--- Begin LISTED RECORDS ---

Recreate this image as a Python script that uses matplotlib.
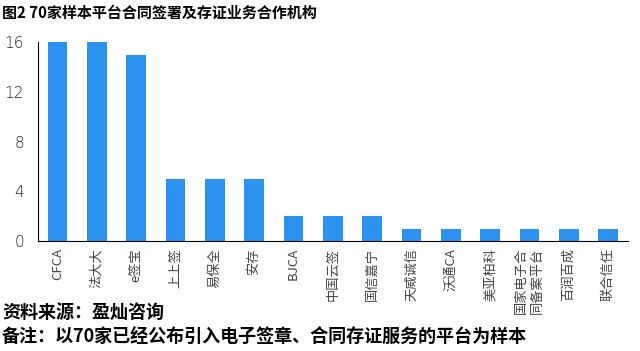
import matplotlib.pyplot as plt

plt.rcParams['font.family'] = ['Noto Sans CJK SC', 'DejaVu Sans']

# data
names = ['CFCA', '法大大', 'e签宝', '上上签', '易保全', '安存', 'BJCA', '中国云签',
         '国信嘉宁', '天威诚信', '沃通CA', '美亚柏科', '国家电子合\n同备案平台', '百润百成', '联合信任']
counts = [16, 16, 15, 5, 5, 5, 2, 2, 2, 1, 1, 1, 1, 1, 1]
yticks = [0, 4, 8, 12, 16]

fig = plt.figure(figsize=(6.4, 3.51), dpi=100)
ax = fig.add_axes([0.059, 0.313, 0.922, 0.567])

x = range(len(names))
ax.bar(x, counts, width=0.5, color='#2b92ef')

ax.set_xlim(-0.5, len(names) - 0.5)
ax.set_ylim(0, 16)
ax.set_yticks(yticks)
ax.set_xticks(list(x))
ax.set_xticklabels(names, rotation=90, fontsize=9.5, color='#444444',
                   linespacing=1.25, va='top')
ax.tick_params(axis='both', length=0)
ax.tick_params(axis='y', labelsize=11, colors='#222222', pad=10)
ax.tick_params(axis='x', pad=5)
for lbl in ax.get_yticklabels():
    lbl.set_fontfamily('DejaVu Sans')
    lbl.set_fontweight('light')

for s in ['top', 'right']:
    ax.spines[s].set_visible(False)
ax.spines['left'].set_linewidth(0.8)
ax.spines['bottom'].set_linewidth(0.8)

fig.text(0.003, 0.962, '图2 70家样本平台合同签署及存证业务合作机构', fontsize=10.8,
         fontweight='bold', va='center')
fig.text(0.003, 0.11, '资料来源：盈灿咨询', fontsize=13, fontweight='bold', va='center')
fig.text(0.003, 0.04, '备注：以70家已经公布引入电子签章、合同存证服务的平台为样本', fontsize=13,
         fontweight='bold', va='center')

fig.savefig('out.png', dpi=100)
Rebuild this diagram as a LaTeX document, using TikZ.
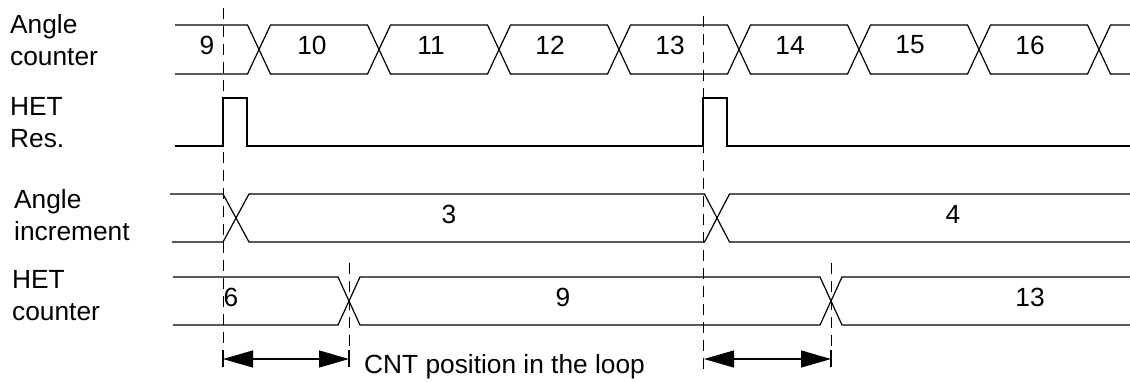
\documentclass[tikz,border=0pt]{standalone}
\usepackage{fontspec}
\setmainfont{Liberation Sans}
\usetikzlibrary{arrows.meta}
\tikzset{
  sig/.style={line width=1.2pt, line join=miter},
  guide/.style={line width=1pt, dash pattern=on 11pt off 7pt},
  lbl/.style={inner sep=0pt, align=left, anchor=base west, font=\fontsize{26.3}{32}\selectfont},
  val/.style={inner sep=0pt, font=\fontsize{26.3}{32}\selectfont},
  dim/.style={line width=1.2pt, {Triangle[length=30pt,width=17pt]}-{Triangle[length=30pt,width=17pt]}},
}
\begin{document}
\begin{tikzpicture}[x=1pt,y=-1pt]
\useasboundingbox (0,0) rectangle (1130,381);
% left labels (anchor = baseline of the last line)
\node[lbl] (l1) at (10,65) {Angle\\counter};
\node[lbl] (l2) at (10,147) {HET\\Res.};
\node[lbl] (l3) at (14,240) {Angle\\increment};
\node[lbl] (l4) at (12,320) {HET\\counter};
% Angle counter bus
\draw[sig] (175,25) -- (247.5,25) -- (259,49.5) -- (247.5,74) -- (175,74);
\foreach \a in {259,379,499,619,739,859,979} {
  \draw[sig] (\a,49.5) -- ({\a+11.5},25) -- ({\a+108.5},25) -- ({\a+120},49.5) -- ({\a+108.5},74) -- ({\a+11.5},74) -- cycle;
}
\draw[sig] (1130,25) -- (1110.5,25) -- (1099,49.5) -- (1110.5,74) -- (1130,74);
\node[val] (v9) at (207,45) {9};
\node[val] (v10) at (312,45) {10};
\node[val] (v11) at (431,45) {11};
\node[val] (v12) at (550,45) {12};
\node[val] (v13) at (670,45) {13};
\node[val] (v14) at (790,45) {14};
\node[val] (v15) at (910,45) {15};
\node[val] (v16) at (1030,45) {16};
% HET Res
\draw[sig] (175,146) -- (223,146) -- (223,98) -- (247,98) -- (247,146) -- (703,146) -- (703,98) -- (727,98) -- (727,146) -- (1130,146);
% Angle increment bus
\draw[sig] (170,194) -- (223,194) -- (236,218) -- (223,242) -- (172,242);
\draw[sig] (236,218) -- (249,194) -- (704.5,194) -- (717,218) -- (704.5,242) -- (249,242) -- cycle;
\draw[sig] (1130,194) -- (729.5,194) -- (717,218) -- (729.5,242) -- (1130,242);
\node[val] (a3) at (449,214) {3};
\node[val] (a4) at (953,214) {4};
% HET counter bus
\draw[sig] (173,277) -- (338,277) -- (349,301) -- (338,325) -- (173,325);
\draw[sig] (349,301) -- (360,277) -- (820,277) -- (831,301) -- (820,325) -- (360,325) -- cycle;
\draw[sig] (1130,277) -- (842,277) -- (831,301) -- (842,325) -- (1130,325);
\node[val] (h6) at (231,297) {6};
\node[val] (h9) at (563,297) {9};
\node[val] (h13) at (1030,297) {13};
% guide lines
\coordinate (g1t) at (223,8);   \coordinate (g1b) at (223,367);
\coordinate (g2t) at (703,16);  \coordinate (g2b) at (703,375);
\coordinate (g3t) at (349,263); \coordinate (g3b) at (349,367);
\coordinate (g4t) at (831,263); \coordinate (g4b) at (831,367);
\draw[guide] (g1t) -- (g1b);
\draw[guide] (g2t) -- (g2b);
\draw[guide] (g3t) -- (g3b);
\draw[guide] (g4t) -- (g4b);
% dimension bars
\draw[line width=1.2pt] (223,350) -- (223,367);
\draw[line width=1.2pt] (349,350) -- (349,367);
\draw[line width=1.2pt] (831,350) -- (831,367);
\coordinate (d1a) at (223,359); \coordinate (d1b) at (349,359);
\coordinate (d2a) at (704,359); \coordinate (d2b) at (831,359);
\draw[dim] (d1a) -- (d1b);
\draw[dim] (d2a) -- (d2b);
\node[lbl] (cnt) at (364,373) {CNT position in the loop};
\end{tikzpicture}
\end{document}
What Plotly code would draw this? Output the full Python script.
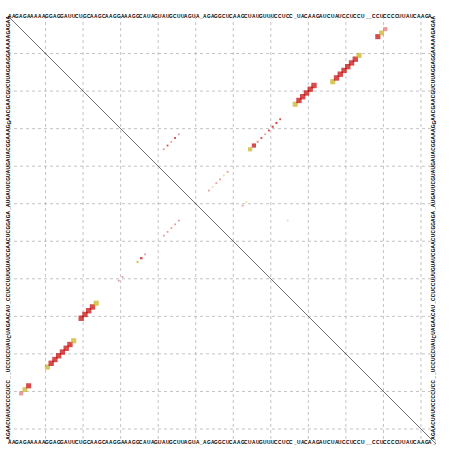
import math
import plotly.graph_objects as go

# ---------------- data ----------------
sequence = ("AAGAGAAAAAGGAGGAUUCUGCAA" "GCAAGGAAAGGCAUAGUAUGCUU" "AGUA" "_"
            "AGAGGCUCAAGCUAUGU" "UUCCUCC" "_" "UACAAGAUCUAUCCUCC"
            "U" "__" "CCUCCCCUUAUCAAGA" "_")

# upper triangle (pair probabilities): column i, row j
upper_i = [99, 100, 101,
           87, 88, 89, 90, 91, 92, 93, 94,
           77, 78, 79, 80, 81, 82,
           65, 66, 67, 68, 69, 70, 71, 72, 73,
           54, 55, 56, 57, 58, 59,
           42, 43, 44, 45, 46,
           63, 64, 75]
upper_j = [6, 5, 4,
           18, 17, 16, 15, 14, 13, 12, 11,
           24, 23, 22, 21, 20, 19,
           36, 35, 34, 33, 32, 31, 30, 29, 28,
           47, 46, 45, 44, 43, 42,
           36, 35, 34, 33, 32,
           51, 50, 55]
upper_p = [0.9, 0.8, 0.6,
           0.9, 1.0, 1.0, 1.0, 1.0, 1.0, 1.0, 0.9,
           0.9, 1.0, 1.0, 1.0, 1.0, 1.0,
           0.6, 0.6, 0.15, 0.12, 0.08, 0.12, 0.15, 0.15, 0.12,
           0.05, 0.05, 0.06, 0.06, 0.06, 0.05,
           0.06, 0.06, 0.06, 0.06, 0.05,
           0.06, 0.06, 0.03]
upper_types = [1, 2, 1,
               2, 1, 1, 1, 1, 1, 1, 2,
               2, 1, 1, 1, 1, 1,
               2, 1, 1, 1, 1, 1, 1, 1, 1,
               1, 2, 1, 1, 2, 1,
               1, 1, 1, 1, 1,
               1, 2, 1]
upper_counter = [0, 0, 1,
                 0, 0, 0, 0, 0, 0, 0, 0,
                 0, 0, 0, 0, 0, 0,
                 0, 0, 1, 0, 1, 0, 0, 0, 0,
                 1, 1, 1, 1, 1, 1,
                 1, 0, 1, 0, 1,
                 1, 1, 2]

# lower triangle (MFE-like structure)
lower_i = [4, 5, 6,
           11, 12, 13, 14, 15, 16, 17, 18,
           20, 21, 22, 23, 24,
           30, 31, 35, 36, 37,
           42, 43, 44, 45, 46]
lower_j = [101, 100, 99,
           94, 93, 92, 91, 90, 89, 88, 87,
           81, 80, 79, 78, 77,
           71, 70, 66, 65, 64,
           59, 58, 57, 56, 55]
lower_p = [0.6, 0.8, 0.9,
           0.9, 1.0, 1.0, 1.0, 1.0, 1.0, 1.0, 0.9,
           1.0, 1.0, 1.0, 1.0, 0.9,
           0.1, 0.1, 0.15, 0.2, 0.12,
           0.05, 0.05, 0.05, 0.05, 0.05]
lower_types = [1, 2, 1,
               2, 1, 1, 1, 1, 1, 1, 2,
               1, 1, 1, 1, 2,
               1, 1, 2, 1, 1,
               1, 1, 1, 1, 1]
lower_counter = [1, 0, 0,
                 0, 0, 0, 0, 0, 0, 0, 0,
                 0, 0, 0, 0, 0,
                 1, 1, 0, 0, 1,
                 1, 1, 1, 1, 1]

# ---------------- styling ----------------
N = len(sequence)
CELL_PX = 5.4

def colour(t, c):
    base = {1: (195, 0, 0), 2: (200, 175, 25)}[t]
    fade = {0: 0.0, 1: 0.45, 2: 0.75}[c]
    r, g, b = [round(v + (255 - v) * fade) for v in base]
    return f"rgb({r},{g},{b})"

def sizes(ps):
    return [max(1.8, math.sqrt(p) * CELL_PX) for p in ps]

fig = go.Figure()

grid_pos = [k * 10 + 0.5 for k in range(1, 12)]
gridline = dict(color="#b4b4b4", width=0.8, dash="3px,3px")
for g in grid_pos:
    fig.add_shape(type="line", x0=g, x1=g, y0=0.5, y1=N + 0.5,
                  line=gridline, layer="below")
    fig.add_shape(type="line", y0=g, y1=g, x0=0.5, x1=N + 0.5,
                  line=gridline, layer="below")

fig.add_shape(type="line", x0=0.5, y0=0.5, x1=N + 0.5, y1=N + 0.5,
              line=dict(color="#333333", width=0.7))

for xs, ys, ps, ts, cs in [(upper_i, upper_j, upper_p, upper_types, upper_counter),
                           (lower_i, lower_j, lower_p, lower_types, lower_counter)]:
    fig.add_trace(go.Scatter(
        x=xs, y=ys, mode="markers",
        marker=dict(symbol="square", size=sizes(ps),
                    color=[colour(t, c) for t, c in zip(ts, cs)],
                    line=dict(width=0)),
        hoverinfo="skip", showlegend=False))

# sequence on all four sides
font = dict(family="Liberation Sans, Arial", size=4.8, color="black", weight="bold")
ann = []
for k, ch in enumerate(sequence, start=1):
    ann.append(dict(x=k, y=1, xref="x", yref="paper", yshift=4, text=ch,
                    showarrow=False, font=font))
    ann.append(dict(x=k, y=0, xref="x", yref="paper", yshift=-3, text=ch,
                    showarrow=False, font=font))
    ann.append(dict(x=0, y=k, xref="paper", yref="y", xshift=-4, text=ch,
                    showarrow=False, font=font, textangle=-90))
    ann.append(dict(x=1, y=k, xref="paper", yref="y", xshift=2, text=ch,
                    showarrow=False, font=font, textangle=-90))
fig.update_layout(annotations=ann)

fig.update_xaxes(range=[0.5, N + 0.5], showgrid=False, zeroline=False,
                 showticklabels=False, ticks="", showline=False)
fig.update_yaxes(range=[N + 0.5, 0.5], showgrid=False, zeroline=False,
                 showticklabels=False, ticks="", showline=False)
fig.update_layout(width=452, height=451,
                  margin=dict(l=8, r=16, t=16, b=7),
                  paper_bgcolor="white", plot_bgcolor="white")

fig.write_html("out.html", config={"displayModeBar": False},
               post_script="document.body.style.margin='0';document.body.style.overflow='hidden';")
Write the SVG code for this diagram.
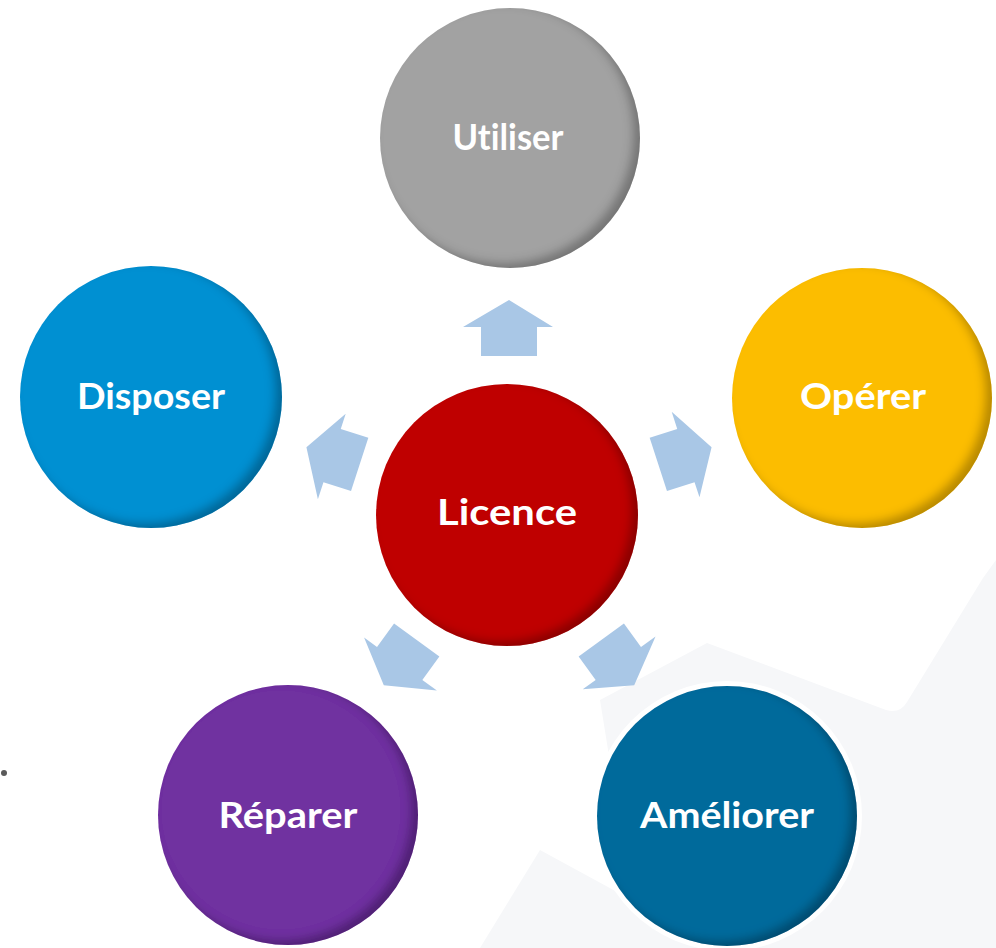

--- End LISTED RECORDS ---

- EXERCISE INSTRUCTIONS -
Pictures are excluded; extract exactly the lines from the start of the data through the line that holds "fig.savefig('out.png', dpi=100)", both ends included.

- TASK ANSWER -
Recreate this image as a Python script that uses matplotlib.
import matplotlib.pyplot as plt

plt.rcParams['font.family'] = ['Noto Sans CJK SC', 'DejaVu Sans']

# data
names = ['CFCA', '法大大', 'e签宝', '上上签', '易保全', '安存', 'BJCA', '中国云签',
         '国信嘉宁', '天威诚信', '沃通CA', '美亚柏科', '国家电子合\n同备案平台', '百润百成', '联合信任']
counts = [16, 16, 15, 5, 5, 5, 2, 2, 2, 1, 1, 1, 1, 1, 1]
yticks = [0, 4, 8, 12, 16]

fig = plt.figure(figsize=(6.4, 3.51), dpi=100)
ax = fig.add_axes([0.059, 0.313, 0.922, 0.567])

x = range(len(names))
ax.bar(x, counts, width=0.5, color='#2b92ef')

ax.set_xlim(-0.5, len(names) - 0.5)
ax.set_ylim(0, 16)
ax.set_yticks(yticks)
ax.set_xticks(list(x))
ax.set_xticklabels(names, rotation=90, fontsize=9.5, color='#444444',
                   linespacing=1.25, va='top')
ax.tick_params(axis='both', length=0)
ax.tick_params(axis='y', labelsize=11, colors='#222222', pad=10)
ax.tick_params(axis='x', pad=5)
for lbl in ax.get_yticklabels():
    lbl.set_fontfamily('DejaVu Sans')
    lbl.set_fontweight('light')

for s in ['top', 'right']:
    ax.spines[s].set_visible(False)
ax.spines['left'].set_linewidth(0.8)
ax.spines['bottom'].set_linewidth(0.8)

fig.text(0.003, 0.962, '图2 70家样本平台合同签署及存证业务合作机构', fontsize=10.8,
         fontweight='bold', va='center')
fig.text(0.003, 0.11, '资料来源：盈灿咨询', fontsize=13, fontweight='bold', va='center')
fig.text(0.003, 0.04, '备注：以70家已经公布引入电子签章、合同存证服务的平台为样本', fontsize=13,
         fontweight='bold', va='center')

fig.savefig('out.png', dpi=100)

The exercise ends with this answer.